_Instruction_
Write out the opening lines of the data word for word, up to and including the line with "import * as", and leave every picture and every later line out.

* start Information shown *

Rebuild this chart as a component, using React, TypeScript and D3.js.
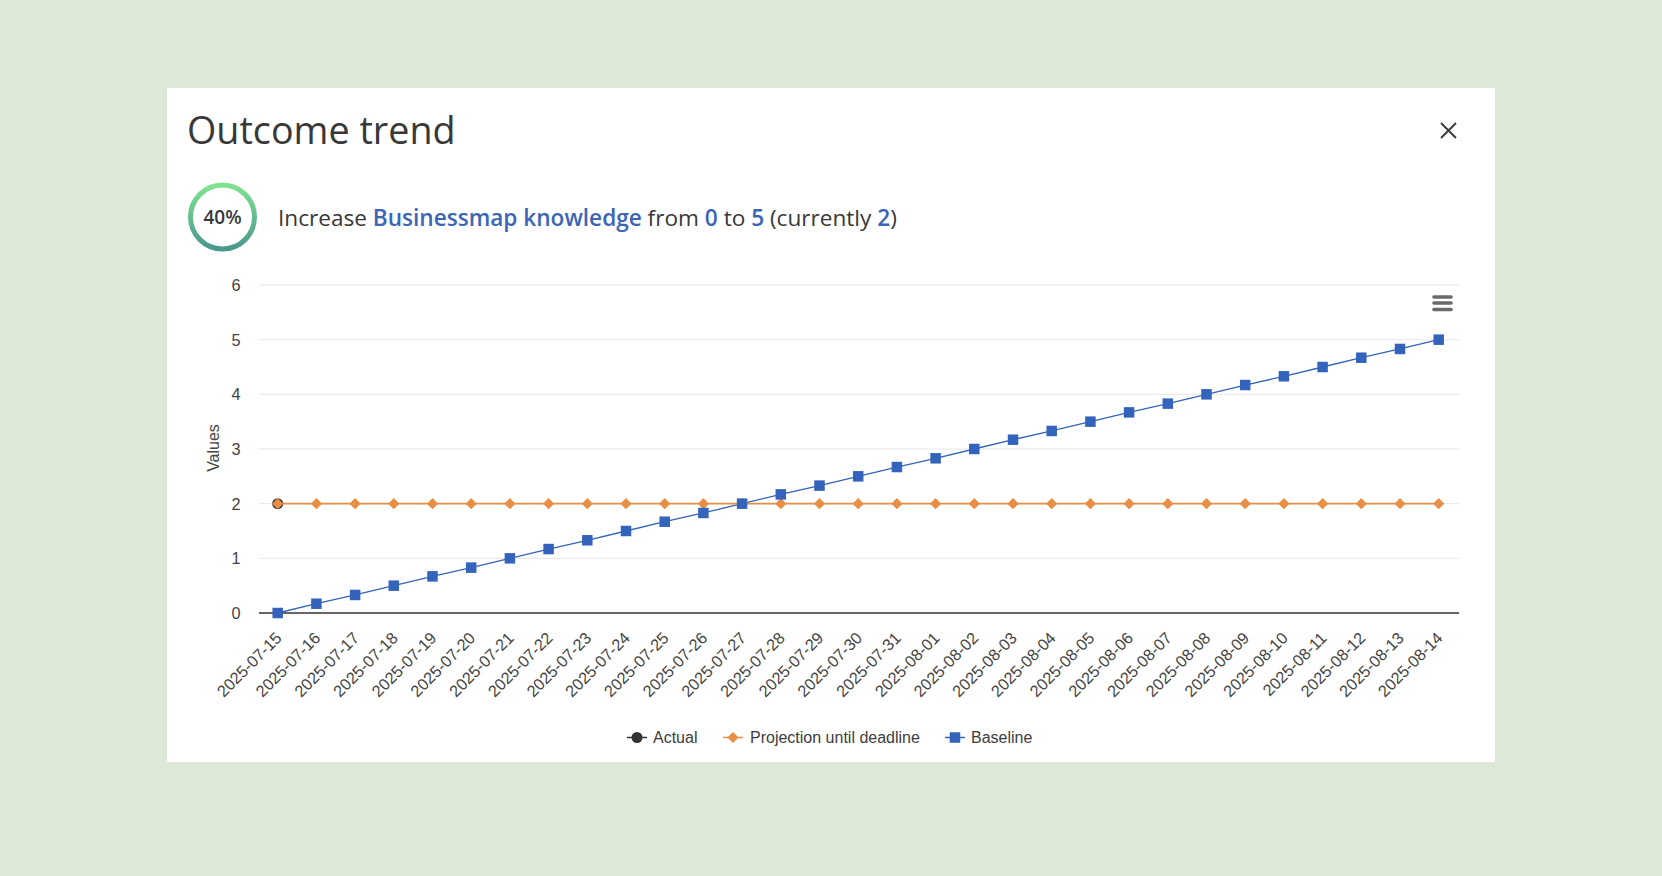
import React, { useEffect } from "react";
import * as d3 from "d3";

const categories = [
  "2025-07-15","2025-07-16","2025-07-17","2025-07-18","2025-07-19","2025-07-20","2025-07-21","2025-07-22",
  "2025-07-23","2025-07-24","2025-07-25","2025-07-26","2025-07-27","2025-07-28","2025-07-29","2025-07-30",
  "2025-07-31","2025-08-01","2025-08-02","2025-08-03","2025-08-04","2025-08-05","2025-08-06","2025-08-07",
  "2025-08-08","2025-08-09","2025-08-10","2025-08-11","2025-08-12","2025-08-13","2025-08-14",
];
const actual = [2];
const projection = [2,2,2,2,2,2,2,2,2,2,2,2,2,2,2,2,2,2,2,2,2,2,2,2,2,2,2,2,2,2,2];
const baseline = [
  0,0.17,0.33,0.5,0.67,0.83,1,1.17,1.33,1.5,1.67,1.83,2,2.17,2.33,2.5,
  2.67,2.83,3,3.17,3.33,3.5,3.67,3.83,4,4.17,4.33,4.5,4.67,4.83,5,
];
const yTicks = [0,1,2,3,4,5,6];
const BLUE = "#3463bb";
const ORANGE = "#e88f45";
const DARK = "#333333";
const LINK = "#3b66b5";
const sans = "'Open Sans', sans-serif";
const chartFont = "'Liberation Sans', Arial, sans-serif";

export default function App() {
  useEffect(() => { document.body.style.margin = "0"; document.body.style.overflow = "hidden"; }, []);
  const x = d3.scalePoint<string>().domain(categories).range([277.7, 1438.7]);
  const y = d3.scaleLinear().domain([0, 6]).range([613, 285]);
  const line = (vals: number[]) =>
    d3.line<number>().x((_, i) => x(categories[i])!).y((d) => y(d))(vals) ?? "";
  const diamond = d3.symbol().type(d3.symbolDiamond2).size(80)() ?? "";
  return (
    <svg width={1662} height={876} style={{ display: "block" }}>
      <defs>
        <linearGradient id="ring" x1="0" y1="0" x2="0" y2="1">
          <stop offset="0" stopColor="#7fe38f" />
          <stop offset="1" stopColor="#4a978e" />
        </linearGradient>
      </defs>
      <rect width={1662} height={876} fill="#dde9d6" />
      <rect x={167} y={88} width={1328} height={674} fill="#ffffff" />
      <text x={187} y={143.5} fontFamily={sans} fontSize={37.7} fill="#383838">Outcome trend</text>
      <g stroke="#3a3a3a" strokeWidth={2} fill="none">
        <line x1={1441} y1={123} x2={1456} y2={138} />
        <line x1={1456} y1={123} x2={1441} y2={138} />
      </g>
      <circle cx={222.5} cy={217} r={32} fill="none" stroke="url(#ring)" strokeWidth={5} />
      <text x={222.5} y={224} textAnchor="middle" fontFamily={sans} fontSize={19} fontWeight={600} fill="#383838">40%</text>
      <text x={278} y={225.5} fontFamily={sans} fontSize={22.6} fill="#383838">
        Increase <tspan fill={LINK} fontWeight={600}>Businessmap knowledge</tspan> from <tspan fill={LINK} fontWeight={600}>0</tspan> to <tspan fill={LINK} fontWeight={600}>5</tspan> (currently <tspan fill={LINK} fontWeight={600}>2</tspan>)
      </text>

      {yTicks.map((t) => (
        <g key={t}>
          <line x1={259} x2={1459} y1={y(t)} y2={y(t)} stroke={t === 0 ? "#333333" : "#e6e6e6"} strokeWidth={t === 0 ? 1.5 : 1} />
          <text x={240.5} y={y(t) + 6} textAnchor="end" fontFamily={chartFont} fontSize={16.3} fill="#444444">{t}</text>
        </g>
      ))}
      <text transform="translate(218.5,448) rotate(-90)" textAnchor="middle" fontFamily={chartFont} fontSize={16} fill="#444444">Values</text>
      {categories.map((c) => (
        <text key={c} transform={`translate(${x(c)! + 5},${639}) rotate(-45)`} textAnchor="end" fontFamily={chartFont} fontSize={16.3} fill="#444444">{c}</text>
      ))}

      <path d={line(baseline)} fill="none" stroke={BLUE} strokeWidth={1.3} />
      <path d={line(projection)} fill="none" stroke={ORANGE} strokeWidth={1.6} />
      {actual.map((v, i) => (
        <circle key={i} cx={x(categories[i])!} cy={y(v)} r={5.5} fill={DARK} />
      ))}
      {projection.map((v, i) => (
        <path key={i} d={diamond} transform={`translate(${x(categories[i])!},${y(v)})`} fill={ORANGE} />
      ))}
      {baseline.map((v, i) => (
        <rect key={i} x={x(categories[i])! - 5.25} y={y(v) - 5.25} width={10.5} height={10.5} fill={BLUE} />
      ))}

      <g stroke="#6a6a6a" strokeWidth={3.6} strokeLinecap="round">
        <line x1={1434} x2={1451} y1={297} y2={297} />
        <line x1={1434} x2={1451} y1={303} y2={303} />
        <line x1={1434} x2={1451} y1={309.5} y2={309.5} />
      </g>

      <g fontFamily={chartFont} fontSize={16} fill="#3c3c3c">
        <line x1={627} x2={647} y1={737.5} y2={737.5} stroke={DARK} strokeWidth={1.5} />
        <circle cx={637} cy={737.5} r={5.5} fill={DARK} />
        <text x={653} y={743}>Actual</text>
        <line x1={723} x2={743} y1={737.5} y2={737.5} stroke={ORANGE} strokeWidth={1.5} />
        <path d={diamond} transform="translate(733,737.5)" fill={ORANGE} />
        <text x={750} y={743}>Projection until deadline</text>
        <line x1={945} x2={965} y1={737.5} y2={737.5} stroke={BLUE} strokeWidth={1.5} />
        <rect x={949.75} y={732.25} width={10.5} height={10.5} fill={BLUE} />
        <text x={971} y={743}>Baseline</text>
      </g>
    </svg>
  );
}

* end Information shown *

_Task output_
Rebuild this chart as a component, using React, TypeScript and D3.js.
import React, { useEffect } from "react";
import * as d3 from "d3";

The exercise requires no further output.